Definition. The normal variation of $\textbf{x}(\bar{D})$, determined by $h$ is the map $\varphi:\bar{D}\times(-\epsilon,\epsilon)\rightarrow\mathbb{R}^3$ given by $\varphi(u,v,t)=\textbf{x}(u,v)+th(u,v)N(u,v)$ for $(u,v)\in\bar{D}$ and $t\in(-\epsilon,\epsilon)$. For each fixed $t\in(-\epsilon,\epsilon)$, the map $\textbf{x}^t:D\rightarrow\mathbb{R}^3$ given by $\textbf{x}^t(u,v)=\varphi(u,v,t)$ is a parametrized surface.

We denote by $E^t$, $F^t$, and $G^t$ the coefficients of the first fundamental form of $\textbf{x}^t.$ Then the area $A(t)$ of $\textbf{x}^t(\bar{D})$ is $A(t)=\iint_{\bar{D}}\sqrt{E^tG^t-(F^t)^2}\;dudv.$

Lemma. We have $A'(0)=-2\iint_{\bar{D}}hH\sqrt{EG-F^2}\;dudv$ where $H$ denotes the mean curvature of $M$.

Theorem. Let $\textbf{x}:U\rightarrow\mathbb{R}^3$ be a regular parametrized surface and let $D\subset U$ be a bounded domain in $U$. Then $\textbf{x}$ is minimal on $D$ if, and only if, $A'(0)=0$ for all such $D$ and all normal variations of $\textbf{x}(\bar{D})$.

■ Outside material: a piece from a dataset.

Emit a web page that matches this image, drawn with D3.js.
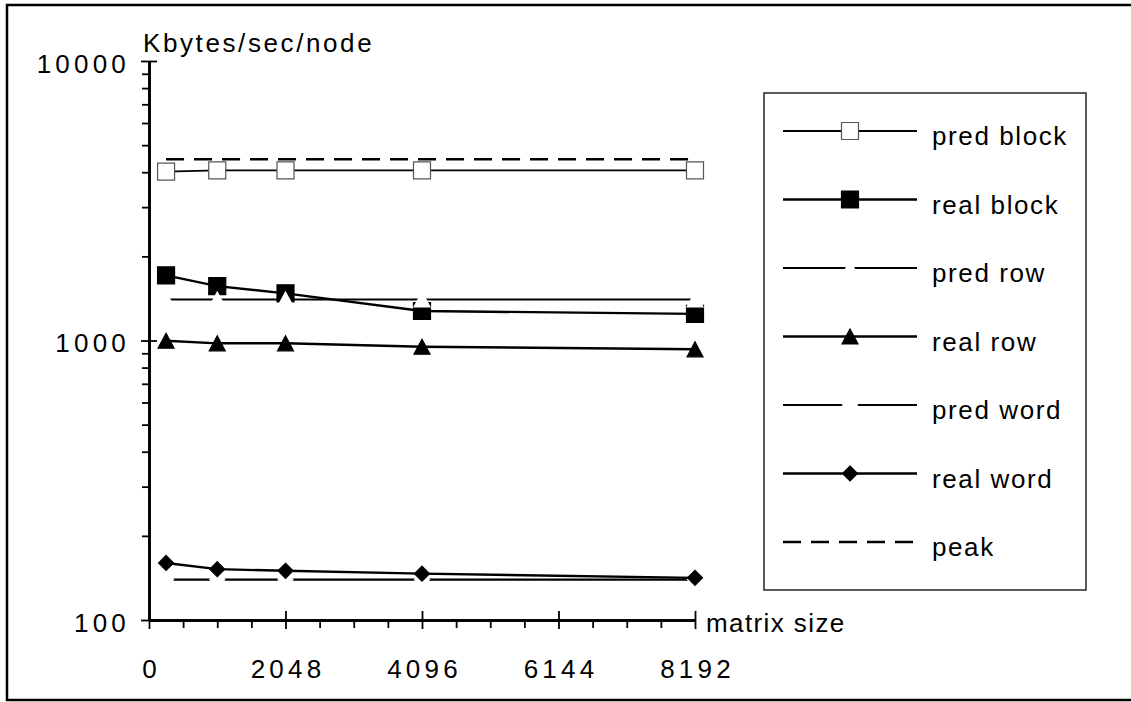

Proof. If $\textbf{x}$ is minimal then $H$ is identically zero and so $A'(0)=0$ for any $h$. Conversely, assume that $A'(0)=0$ for any $h$, but that there exists some $q\in D$ for which $H(q)\neq0$. We choose $h:\bar{D}\rightarrow\mathbb{R}$ such that $h(q)=H(q)$ and $h$ is identically zero outside a small neighborhood of $q$. But then, $A'(0)<0$ for the variation determined by this $h$. This contradiction shows that $H(q)=0$. Since $q$ is arbitrary, $\textbf{x}$ is minimal. $\Box$

It should be pointed out that we have said nothing about the second derivative of $A$ at $0$, so that a minimal surface, although a critical point of $A$, may not actually be a minimum. This is a question concerning the stability of minimal surfaces and might possibly be discussed in a later post.